[Collected data]:

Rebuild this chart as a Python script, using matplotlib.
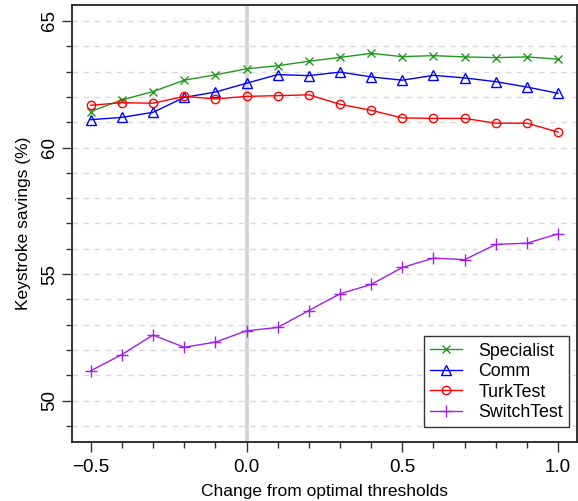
import numpy as np
import matplotlib
matplotlib.use('Agg')
import matplotlib.pyplot as plt
from matplotlib.ticker import MultipleLocator

plt.rcParams['font.family'] = ['Liberation Sans', 'DejaVu Sans']

thresholds = [-0.5, -0.4, -0.3, -0.2, -0.1, 0.0, 0.1, 0.2, 0.3, 0.4, 0.5, 0.6, 0.7, 0.8, 0.9, 1.0]
specialist = [61.42, 61.88, 62.21, 62.66, 62.87, 63.11, 63.23, 63.41, 63.56, 63.72, 63.59, 63.63, 63.58, 63.55, 63.58, 63.49]
comm = [61.10, 61.19, 61.39, 61.98, 62.19, 62.54, 62.88, 62.84, 62.98, 62.79, 62.66, 62.85, 62.75, 62.60, 62.39, 62.14]
turktest = [61.67, 61.77, 61.75, 62.02, 61.92, 62.02, 62.05, 62.08, 61.71, 61.47, 61.17, 61.15, 61.15, 60.96, 60.96, 60.61]
switchtest = [51.18, 51.82, 52.59, 52.11, 52.31, 52.76, 52.89, 53.56, 54.22, 54.59, 55.26, 55.63, 55.57, 56.17, 56.22, 56.59]

fig = plt.figure(figsize=(5.78, 5.01), dpi=100)
ax = fig.add_axes([0.1246, 0.118, 0.8734, 0.872])

# grid and reference line
for yv in range(49, 66):
    ax.axhline(yv, color='#d9d9d9', lw=1, ls=(0, (4, 4)), zorder=0)
ax.axvline(0, color='#d3d3d3', lw=2.7, zorder=1)

ax.plot(thresholds, specialist, color='#1f9a1f', lw=1, marker='x', ms=6, mew=1, label='Specialist')
ax.plot(thresholds, comm, color='#0000ff', lw=1, marker='^', ms=7, mfc='none', mew=1, label='Comm')
ax.plot(thresholds, turktest, color='#ff0000', lw=1, marker='o', ms=6, mfc='none', mew=1, label='TurkTest')
ax.plot(thresholds, switchtest, color='#a020f0', lw=1, marker='+', ms=8, mew=1, label='SwitchTest')

ax.set_xlim(-0.56, 1.06)
ax.set_ylim(48.37, 65.63)
ax.xaxis.set_minor_locator(MultipleLocator(0.1))
ax.yaxis.set_major_locator(MultipleLocator(5))
ax.yaxis.set_minor_locator(MultipleLocator(1))
ax.set_xticks([-0.5, 0.0, 0.5, 1.0], ['\u22120.5', '0.0', '0.5', '1.0'])
ax.tick_params(which='major', length=7, width=1, labelsize=13.5, direction='out', color='#333333')
ax.tick_params(which='minor', length=4, width=1, direction='out', color='#333333')
ax.tick_params(axis='y', pad=3)
ax.tick_params(axis='x', pad=5)
for lab in ax.get_yticklabels():
    lab.set_rotation(90)
    lab.set_va('center')

for s in ax.spines.values():
    s.set_linewidth(1.3)
    s.set_color('#222222')

ax.set_xlabel('Change from optimal thresholds', fontsize=12.5, labelpad=6)
ax.set_ylabel('Keystroke savings (%)', fontsize=12.5, labelpad=7)

leg = ax.legend(loc='lower right', bbox_to_anchor=(0.985, 0.033), fontsize=12.8,
                frameon=True, fancybox=False, edgecolor='#333333', framealpha=1,
                handlelength=1.8, handletextpad=0.9, borderpad=0.35, labelspacing=0.2,
                borderaxespad=0)
leg.get_frame().set_linewidth(1)

fig.savefig('out.png', dpi=100)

[Task objective]:
Write out each line of the data exactly; the images should be left out.

[Final answer]:
Rebuild this chart as a Python script, using matplotlib.
import numpy as np
import matplotlib
matplotlib.use('Agg')
import matplotlib.pyplot as plt
from matplotlib.ticker import MultipleLocator

plt.rcParams['font.family'] = ['Liberation Sans', 'DejaVu Sans']

thresholds = [-0.5, -0.4, -0.3, -0.2, -0.1, 0.0, 0.1, 0.2, 0.3, 0.4, 0.5, 0.6, 0.7, 0.8, 0.9, 1.0]
specialist = [61.42, 61.88, 62.21, 62.66, 62.87, 63.11, 63.23, 63.41, 63.56, 63.72, 63.59, 63.63, 63.58, 63.55, 63.58, 63.49]
comm = [61.10, 61.19, 61.39, 61.98, 62.19, 62.54, 62.88, 62.84, 62.98, 62.79, 62.66, 62.85, 62.75, 62.60, 62.39, 62.14]
turktest = [61.67, 61.77, 61.75, 62.02, 61.92, 62.02, 62.05, 62.08, 61.71, 61.47, 61.17, 61.15, 61.15, 60.96, 60.96, 60.61]
switchtest = [51.18, 51.82, 52.59, 52.11, 52.31, 52.76, 52.89, 53.56, 54.22, 54.59, 55.26, 55.63, 55.57, 56.17, 56.22, 56.59]

fig = plt.figure(figsize=(5.78, 5.01), dpi=100)
ax = fig.add_axes([0.1246, 0.118, 0.8734, 0.872])

# grid and reference line
for yv in range(49, 66):
    ax.axhline(yv, color='#d9d9d9', lw=1, ls=(0, (4, 4)), zorder=0)
ax.axvline(0, color='#d3d3d3', lw=2.7, zorder=1)

ax.plot(thresholds, specialist, color='#1f9a1f', lw=1, marker='x', ms=6, mew=1, label='Specialist')
ax.plot(thresholds, comm, color='#0000ff', lw=1, marker='^', ms=7, mfc='none', mew=1, label='Comm')
ax.plot(thresholds, turktest, color='#ff0000', lw=1, marker='o', ms=6, mfc='none', mew=1, label='TurkTest')
ax.plot(thresholds, switchtest, color='#a020f0', lw=1, marker='+', ms=8, mew=1, label='SwitchTest')

ax.set_xlim(-0.56, 1.06)
ax.set_ylim(48.37, 65.63)
ax.xaxis.set_minor_locator(MultipleLocator(0.1))
ax.yaxis.set_major_locator(MultipleLocator(5))
ax.yaxis.set_minor_locator(MultipleLocator(1))
ax.set_xticks([-0.5, 0.0, 0.5, 1.0], ['\u22120.5', '0.0', '0.5', '1.0'])
ax.tick_params(which='major', length=7, width=1, labelsize=13.5, direction='out', color='#333333')
ax.tick_params(which='minor', length=4, width=1, direction='out', color='#333333')
ax.tick_params(axis='y', pad=3)
ax.tick_params(axis='x', pad=5)
for lab in ax.get_yticklabels():
    lab.set_rotation(90)
    lab.set_va('center')

for s in ax.spines.values():
    s.set_linewidth(1.3)
    s.set_color('#222222')

ax.set_xlabel('Change from optimal thresholds', fontsize=12.5, labelpad=6)
ax.set_ylabel('Keystroke savings (%)', fontsize=12.5, labelpad=7)

leg = ax.legend(loc='lower right', bbox_to_anchor=(0.985, 0.033), fontsize=12.8,
                frameon=True, fancybox=False, edgecolor='#333333', framealpha=1,
                handlelength=1.8, handletextpad=0.9, borderpad=0.35, labelspacing=0.2,
                borderaxespad=0)
leg.get_frame().set_linewidth(1)

fig.savefig('out.png', dpi=100)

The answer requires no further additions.